Friday, June 21, 2013

Queen’s Birthday Long Weekend Post, Somewhat Delayed



I have always been immersed in history, so what appears as ‘progress’ to many of my contemporaries seems to me one more lurching step in a blundering random walk across idea space. Take, for instance, the question of ‘Republic vs. Constitutional Monarchy’, which floats to the surface to trouble our lives every now and again like a bloated corpse insufficiently weighted with rocks floats to the surface of the Murrumbidgee. None of the reasons offered for changing our form of government have ever made any sense to me. I voted informal in the referendum, but that was only because I felt I was unduly influenced by my background as an ‘American’; now that I have resolved to believe that the United States of America is an imaginary country invented by Nabokov as a setting for his novel “Lolita”, as the latest step in a program to expunge all American-ness from my soul, I would have no compunction about voting “over my dead body” in any future referendum.

The only important question to ask about any system for providing stable democratic government where the rule of law is respected is “will it work?” Every other question is a distraction. To that end, let us consider the historical evidence, and make a little list of nations that are stable and democratic  today, and have been so continuously for a hundred years (excepting short periods of being conquered by unpleasant neighbours).

Andorra
Australia
Belgium
Canada
Costa Rica
Denmark
France
Liechtenstein
Luxembourg
New Zealand
Norway
San Marino
Sweden
Switzerland
The Netherlands
The United Kingdom
“The United States of America”

Let me know if I’ve forgotten any. Now, of the countries in this list, one is a tiny relic of the Renaissance Italian republics (San Marino) and one is a rather larger example of the same kind (Switzerland). Two are attempts to revive the institutions of the Roman Republic, which have been plagued by the same tendencies towards civil wars and degenerating into Empires, though thankfully not to a significant degree in the century of interest (France and the ‘United States’); and one is an imitator of the Franco-American forms of government  that I have included in the list despite one brief dictatorial interlude early on in the hundred years (Costa Rica). None of the other imitators of these forms of government, now so ubiquitous, make the grade. 

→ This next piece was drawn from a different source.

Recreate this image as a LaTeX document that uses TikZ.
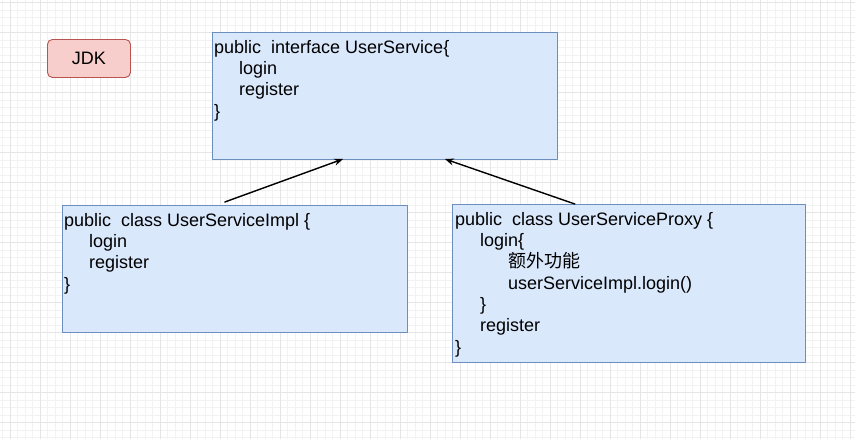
\documentclass[tikz,border=0pt]{standalone}
\usepackage{fontspec}
\setmainfont{Liberation Sans}
\newfontfamily\cjk{Noto Sans CJK SC}
\usepackage{tikz}
\usetikzlibrary{arrows.meta,calc,positioning}

\definecolor{classfill}{HTML}{DAE8FC}
\definecolor{classdraw}{HTML}{6C8EBF}
\definecolor{jdkfill}{HTML}{F8CECC}
\definecolor{jdkdraw}{HTML}{B85450}

\begin{document}
\begin{tikzpicture}[
  x=1pt, y=-1pt,
  line cap=round, line join=round,
  minorgrid/.style={draw=black!5, line width=0.6pt},
  majorgrid/.style={draw=black!10, line width=0.6pt},
  classbox/.style={
    rectangle, draw=classdraw, fill=classfill,
    line width=0.9pt, inner sep=0pt, outer sep=0pt, anchor=north west
  },
  jdkbox/.style={
    rectangle, rounded corners=5pt, draw=jdkdraw, fill=jdkfill,
    line width=0.9pt, inner sep=0pt, anchor=north west,
    minimum width=83pt, minimum height=38pt,
    font=\fontsize{18}{21.5}\selectfont
  },
  codetext/.style={
    anchor=north west, inner sep=0pt, align=left,
    font=\fontsize{18}{21.3}\selectfont
  },
  impl/.style={-{Stealth[length=9pt,width=7pt]}, line width=1.4pt, draw=black}
]
\useasboundingbox (0,0) rectangle (855,439);

% =========================================================================
% Raster (pozadie)
% =========================================================================
\foreach \gx in {2.5,10,...,855} \draw[minorgrid] (\gx,0) -- (\gx,439);
\foreach \gy in {2.5,10,...,439} \draw[minorgrid] (0,\gy) -- (855,\gy);
\foreach \gx in {10,40,...,850} \draw[majorgrid] (\gx,0) -- (\gx,439);
\foreach \gy in {2.5,32.5,...,439} \draw[majorgrid] (0,\gy) -- (855,\gy);

% =========================================================================
% Uzly
% =========================================================================
\node[jdkbox] (jdk) at (47,39) {JDK};

% rozhranie
\node[classbox, minimum width=345pt, minimum height=127pt] (iface) at (212,32) {};
\node[codetext] (ifacetext) at ($(iface.north west)+(2,8)$) {%
  public\ \ interface UserService\{\\
  \hspace*{25pt}login\\
  \hspace*{25pt}register\\
  \}};

% implementácia
\node[classbox, minimum width=345pt, minimum height=127pt] (implbox) at (62,205) {};
\node[codetext] (impltext) at ($(implbox.north west)+(2,8)$) {%
  public\ \ class UserServiceImpl \{\\
  \hspace*{25pt}login\\
  \hspace*{25pt}register\\
  \}};

% proxy
\node[classbox, minimum width=353pt, minimum height=158pt] (proxy) at (452,204) {};
\node[codetext] (proxytext) at ($(proxy.north west)+(3,8)$) {%
  public\ \ class UserServiceProxy \{\\
  \hspace*{25pt}login\{\\
  \hspace*{53pt}{\cjk 额外功能}\\
  \hspace*{53pt}userServiceImpl.login()\\
  \hspace*{25pt}\}\\
  \hspace*{25pt}register\\
  \}};

% =========================================================================
% Šípky
% =========================================================================
\draw[impl] ($(implbox.north west)!0.472!(implbox.north east)+(0,-3)$) --
  ($(iface.south west)!0.38!(iface.south east)$);
\draw[impl] ($(proxy.north west)!0.348!(proxy.north east)$) --
  ($(iface.south west)!0.675!(iface.south east)$);

\end{tikzpicture}
\end{document}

All the other countries in the list are constitutional monarchies. (Even though one has half-a-Monarch provided by the elected head of state of a neighbouring country. People come up with wacky ways of doing things.)

This is not any proof that the current imitators of the Franco-American republics will not be stable into the future, of course; but they do not have proven staying power. And it is apparent to outsiders that the moderately successful French and American republics have peoples who are, or were, uniquely and passionately invested in their republican experiments. 

Now what struck me quite strongly this Queen’s Birthday long weekend was how two of these very stable democratic constitutional monarchies used to be republics, and gave it away.

The Commonwealth of England, 1649-1660, governed what is now the United Kingdom.

More significantly, the Dutch Republic, 1581-1795, governed what is now the Kingdom of the Netherlands.

So history doesn’t flow in one direction.


People make the argument that replacing the Governor General, appointed by Parliament and rubber-stamped by the Monarch, with a President, appointed by Parliament and rubber-stamped by no one, is a minimal change; but it’s not the most minimal change, and it doesn’t replace the Queen as a focus, albeit a diffuse and divisive one, for non-partisan patriotism.

There is a minimal change to our system that I would strongly endorse, which would be to replace our current dynasty of dwellers-in-the-Antipodes with a dynasty that actually lives here. And we are lucky enough to have the perfect candidate for Queen who I am sure would have overwhelming bipartisan support.